Hong Kong: Asian markets sank Thursday after the Dow suffered its worst day of the year as fears of a global recession mounted with investors fleeing equities.
Tokyo's key Nikkei index nosedived nearly two percent at the open before recovering slightly to finish the morning 1.2% down. The losses followed a dark day on European bourses and on Wall Street, with all three US benchmarks tumbling around three% and US bond yields plunging as investors deserted stocks for safer Treasury assets.
"The Japanese stock market is sliding against the backdrop of sharp falls in US shares," Okasan Online Securities said in a note. "Worries over the US economic recession grew, while negative economic data for China and Germany also prompted investors to downgrade their views on the global economy," Mizuho Securities added. The yield on the 10-year US Treasury note briefly slid below the yield on the two-year bond, a so-called "inversion" that has been a reliable harbinger of recession for decades.

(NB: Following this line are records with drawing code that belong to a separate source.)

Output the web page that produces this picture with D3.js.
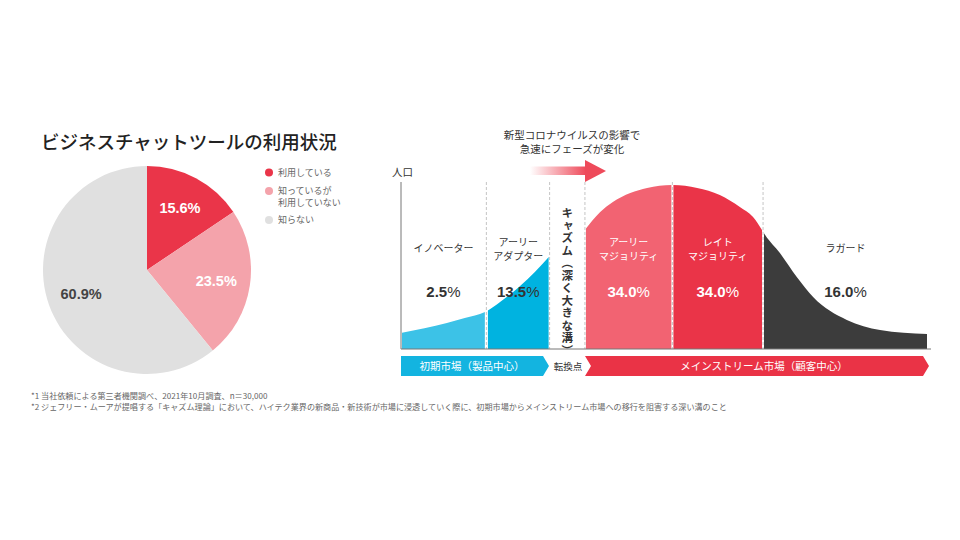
<!DOCTYPE html>
<html>
<head>
<meta charset="utf-8">
<script src="https://cdn.jsdelivr.net/npm/d3@7"></script>
<style>
  body { margin: 0; background: #fff; }
  svg { display: block; }
  text { font-family: "Noto Sans CJK JP", "Noto Sans", sans-serif; }
  .num { font-family: "Liberation Sans", Arial, sans-serif; font-weight: bold; }
</style>
</head>
<body>
<div id="viz-container"></div>
<script>
// pie data
let pieLabels = ["利用している", "知っているが\n利用していない", "知らない"];
let pieValues = [15.6, 23.5, 60.9];
let pieColors = ["#ea3549", "#f4a3ab", "#e0e0e0"];
let pieTextColors = ["#fff", "#fff", "#444"];

// chasm chart data (x = position across the axis in %, y = population relative to the peak)
let segNames = ["イノベーター", "アーリー\nアダプター", "アーリー\nマジョリティ", "レイト\nマジョリティ", "ラガード"];
let segShares = [2.5, 13.5, 34.0, 34.0, 16.0];
let segStart = [0, 16.3, 34.9, 51.5, 68.7];
let segEnd = [16.1, 28.2, 51.5, 68.7, 100];
let segCurve = ["left", "left", "right", "right", "right"];
let segColors = ["#3cc2e7", "#00b3e0", "#f26372", "#ea3448", "#3c3c3c"];
let segTextColors = ["#333", "#333", "#fff", "#fff", "#333"];
let boundaries = [16.2, 28.2, 34.9, 51.5, 68.7];

let leftX = [0, 8.7, 12.1, 16.3, 18.8, 22.6, 25.4, 28.2];
let leftY = [9.8, 15.9, 18.9, 23.2, 28.7, 38.4, 47, 56.7];
let rightX = [34.9, 37.8, 40.2, 43.5, 46.7, 51.4, 56.2, 60.5, 64.3, 66.8, 68.5, 69.1, 71.9, 75.1, 78.2, 84.6, 90.9, 100];
let rightY = [72.6, 83.5, 89.6, 95.1, 98.2, 100, 98.2, 93.9, 86.6, 80.5, 72.6, 69.5, 58.5, 43.9, 31.7, 17.7, 11.6, 9.1];

let footnotes = [
  "*1 当社依頼による第三者機関調べ、2021年10月調査、n＝30,000",
  "*2 ジェフリー・ムーアが提唱する「キャズム理論」において、ハイテク業界の新商品・新技術が市場に浸透していく際に、初期市場からメインストリーム市場への移行を阻害する深い溝のこと"
];

let viz = d3.select("#viz-container")
  .append("svg")
    .attr("width", 960)
    .attr("height", 540);

// ---------- pie ----------
viz.append("text")
  .text("ビジネスチャットツールの利用状況")
  .attr("x", 41)
  .attr("y", 149)
  .attr("font-size", 18.5)
  .attr("font-weight", 500)
  .attr("fill", "#222");

let pieData = pieValues.map((v, i) => ({value: v, i: i}));
let pie = d3.pie().value(d => d.value).sort(null);
let arc = d3.arc().innerRadius(0).outerRadius(104);
let labelArc = d3.arc().innerRadius(70).outerRadius(70);

let pieGroup = viz.append("g").attr("transform", "translate(147,270)");
let slices = pieGroup.selectAll(".slice").data(pie(pieData))
  .enter()
    .append("g")
    .attr("class", "slice");

slices.append("path")
  .attr("d", arc)
  .attr("fill", d => pieColors[d.data.i]);

slices.append("text")
  .attr("class", "num")
  .text(d => d.data.value.toFixed(1) + "%")
  .attr("transform", d => "translate(" + labelArc.centroid(d) + ")")
  .attr("text-anchor", "middle")
  .attr("dy", "0.36em")
  .attr("font-size", 14.5)
  .attr("fill", d => pieTextColors[d.data.i]);

// legend
let legendY = [172.5, 191, 220];
let legend = viz.selectAll(".legend").data(pieLabels)
  .enter()
    .append("g")
    .attr("class", "legend")
    .attr("transform", (d, i) => "translate(269," + legendY[i] + ")");

legend.append("circle")
  .attr("r", 4)
  .attr("fill", (d, i) => pieColors[i]);

legend.each(function (d) {
  d3.select(this).selectAll("text").data(d.split("\n"))
    .enter()
      .append("text")
      .attr("x", 9)
      .attr("y", (t, j) => 3.2 + j * 11.5)
      .attr("font-size", 9)
      .attr("fill", "#666")
      .text(t => t);
});

// ---------- chasm chart ----------
let x = d3.scaleLinear().domain([0, 100]).range([401, 928]);
let y = d3.scaleLinear().domain([0, 100]).range([349, 185]);

let curves = {
  left: leftX.map((v, i) => [v, leftY[i]]),
  right: rightX.map((v, i) => [v, rightY[i]])
};

let area = d3.area()
  .x(d => x(d[0]))
  .y0(y(0))
  .y1(d => y(d[1]))
  .curve(d3.curveMonotoneX);

let defs = viz.append("defs");
segNames.forEach((n, i) => {
  defs.append("clipPath")
    .attr("id", "seg-" + i)
    .append("rect")
      .attr("x", x(segStart[i]) + 1)
      .attr("y", 150)
      .attr("width", x(segEnd[i]) - x(segStart[i]) - 2)
      .attr("height", 220);
});

let segGroups = viz.selectAll(".seg").data(segNames)
  .enter()
    .append("g")
    .attr("class", "seg");

segGroups.append("path")
  .attr("d", (d, i) => area(curves[segCurve[i]]))
  .attr("clip-path", (d, i) => "url(#seg-" + i + ")")
  .attr("fill", (d, i) => segColors[i]);

// dashed guides
viz.selectAll(".guide").data(boundaries)
  .enter()
    .append("line")
    .attr("class", "guide")
    .attr("x1", d => x(d))
    .attr("x2", d => x(d))
    .attr("y1", 182)
    .attr("y2", y(0))
    .attr("stroke", "#b5b5b5")
    .attr("stroke-width", 0.8)
    .attr("stroke-dasharray", "3,2");

// axes
viz.append("line")
  .attr("x1", x(0)).attr("x2", x(0))
  .attr("y1", 182).attr("y2", y(0))
  .attr("stroke", "#777");
viz.append("line")
  .attr("x1", x(0)).attr("x2", 931)
  .attr("y1", y(0)).attr("y2", y(0))
  .attr("stroke", "#777");
viz.append("text")
  .text("人口")
  .attr("x", 392)
  .attr("y", 176)
  .attr("font-size", 10.5)
  .attr("fill", "#333");

// segment names and shares
segGroups.each(function (d, i) {
  let lines = d.split("\n");
  let cx = x((segStart[i] + segEnd[i]) / 2);
  d3.select(this).selectAll(".name").data(lines)
    .enter()
      .append("text")
      .attr("class", "name")
      .attr("x", cx)
      .attr("y", (t, j) => (lines.length == 1 ? 252 : 245.5) + j * 14.5)
      .attr("text-anchor", "middle")
      .attr("font-size", 10)
      .attr("fill", segTextColors[i])
      .text(t => t);
});

let shareText = segGroups.append("text")
  .attr("class", "num")
  .attr("x", (d, i) => x((segStart[i] + segEnd[i]) / 2))
  .attr("y", 297)
  .attr("text-anchor", "middle")
  .attr("font-size", 15)
  .attr("fill", (d, i) => segTextColors[i]);
shareText.append("tspan").text((d, i) => segShares[i].toFixed(1));
shareText.append("tspan").attr("font-weight", "normal").text("%");

// chasm label (vertical)
viz.append("text")
  .text("キャズム（深く大きな溝）")
  .attr("x", x((segEnd[1] + segStart[2]) / 2))
  .attr("y", 207)
  .attr("font-size", 11.5)
  .attr("font-weight", "bold")
  .attr("fill", "#333")
  .style("writing-mode", "vertical-rl")
  .style("letter-spacing", "1px");

// covid annotation + arrow
let note = viz.append("text")
  .attr("font-size", 10.5)
  .attr("fill", "#333")
  .attr("text-anchor", "middle");
["新型コロナウイルスの影響で", "急速にフェーズが変化"].forEach((t, i) => {
  note.append("tspan").attr("x", 572).attr("y", 139 + i * 13.5).text(t);
});

let grad = defs.append("linearGradient")
  .attr("id", "arrowGrad")
  .attr("x1", "0%").attr("x2", "100%");
grad.append("stop").attr("offset", "0%").attr("stop-color", "#ee4a5a").attr("stop-opacity", 0);
grad.append("stop").attr("offset", "100%").attr("stop-color", "#ee4a5a").attr("stop-opacity", 1);

viz.append("rect")
  .attr("x", 530).attr("y", 166.5)
  .attr("width", 56).attr("height", 8.5)
  .attr("fill", "url(#arrowGrad)");
viz.append("path")
  .attr("d", "M585,160 L606,171 L585,182 Z")
  .attr("fill", "#ee4a5a");

// market bars
viz.append("path")
  .attr("d", "M401,356 L543,356 L549,366 L543,376 L401,376 Z")
  .attr("fill", "#13b4e0");
viz.append("text")
  .text("初期市場（製品中心）")
  .attr("x", 472).attr("y", 370)
  .attr("text-anchor", "middle")
  .attr("font-size", 10.5)
  .attr("fill", "#fff");

viz.append("text")
  .text("転換点")
  .attr("x", 568).attr("y", 369.5)
  .attr("text-anchor", "middle")
  .attr("font-size", 9.5)
  .attr("fill", "#333");

viz.append("path")
  .attr("d", "M585,356 L923,356 L929,366 L923,376 L585,376 L591,366 Z")
  .attr("fill", "#ea3346");
viz.append("text")
  .text("メインストリーム市場（顧客中心）")
  .attr("x", 764).attr("y", 370)
  .attr("text-anchor", "middle")
  .attr("font-size", 10.5)
  .attr("fill", "#fff");

// footnotes
viz.selectAll(".foot").data(footnotes)
  .enter()
    .append("text")
    .attr("class", "foot")
    .text(d => d)
    .attr("x", 31)
    .attr("y", (d, i) => 399 + i * 10.5)
    .attr("font-size", 8.1)
    .attr("fill", "#666");
</script>
</body>
</html>
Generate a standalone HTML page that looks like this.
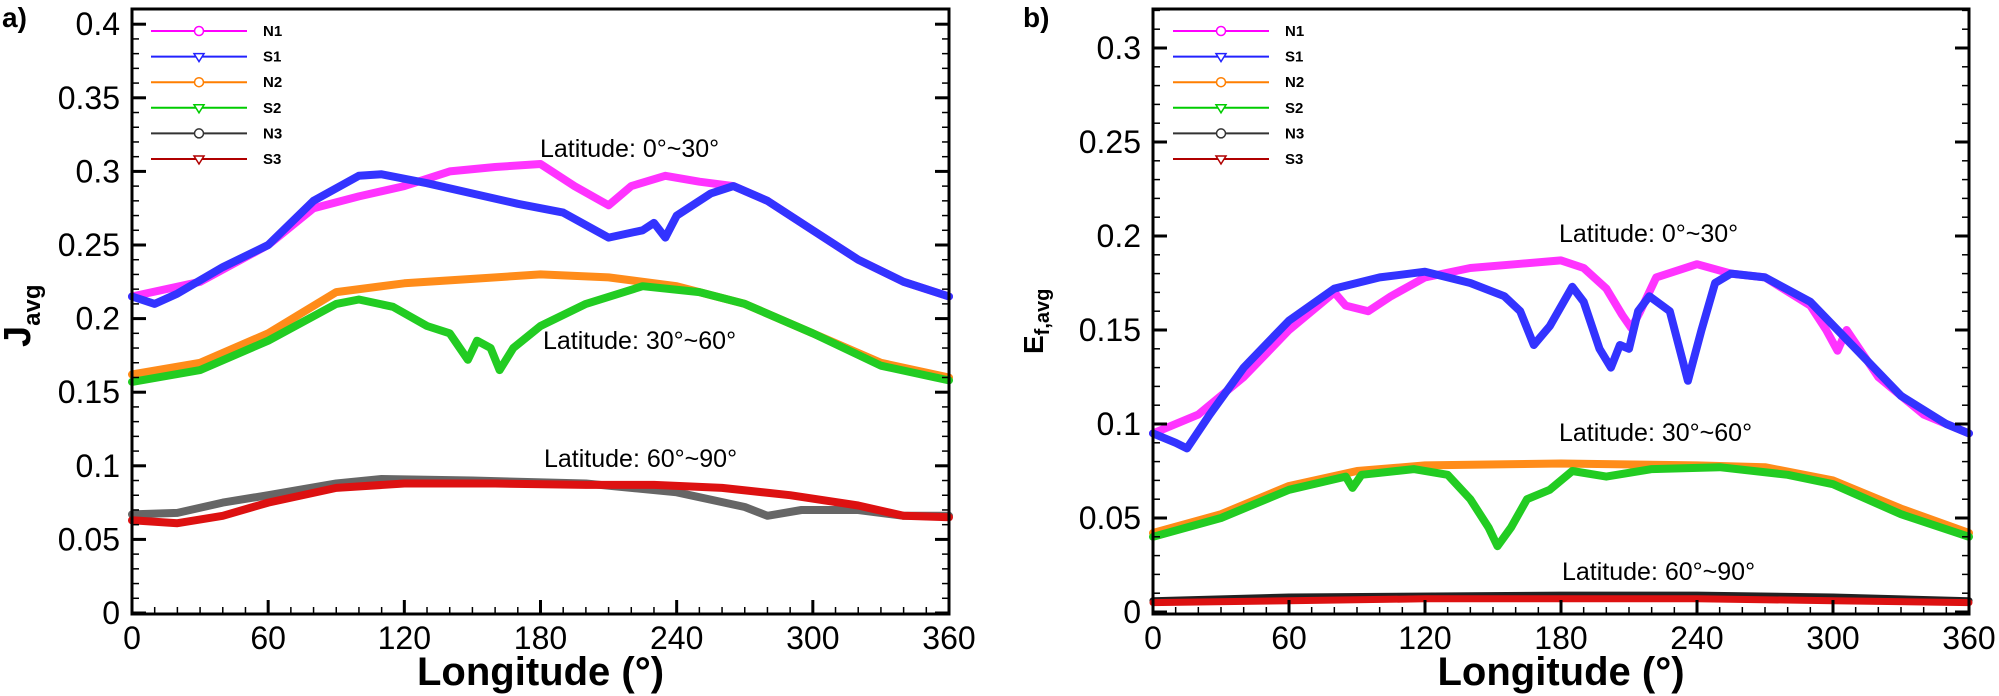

Coming on the back of an intensifying US-China trade war that shows no signs of resolution, the flight to bonds signalled the growing fears of a global recession.
"US-China trade tensions have metastasised into something more sinister by affecting global growth to such a large degree that bond markets are pricing-in a high probability of a worldwide recession," warned Stephen Innes, managing partner at VM Markets.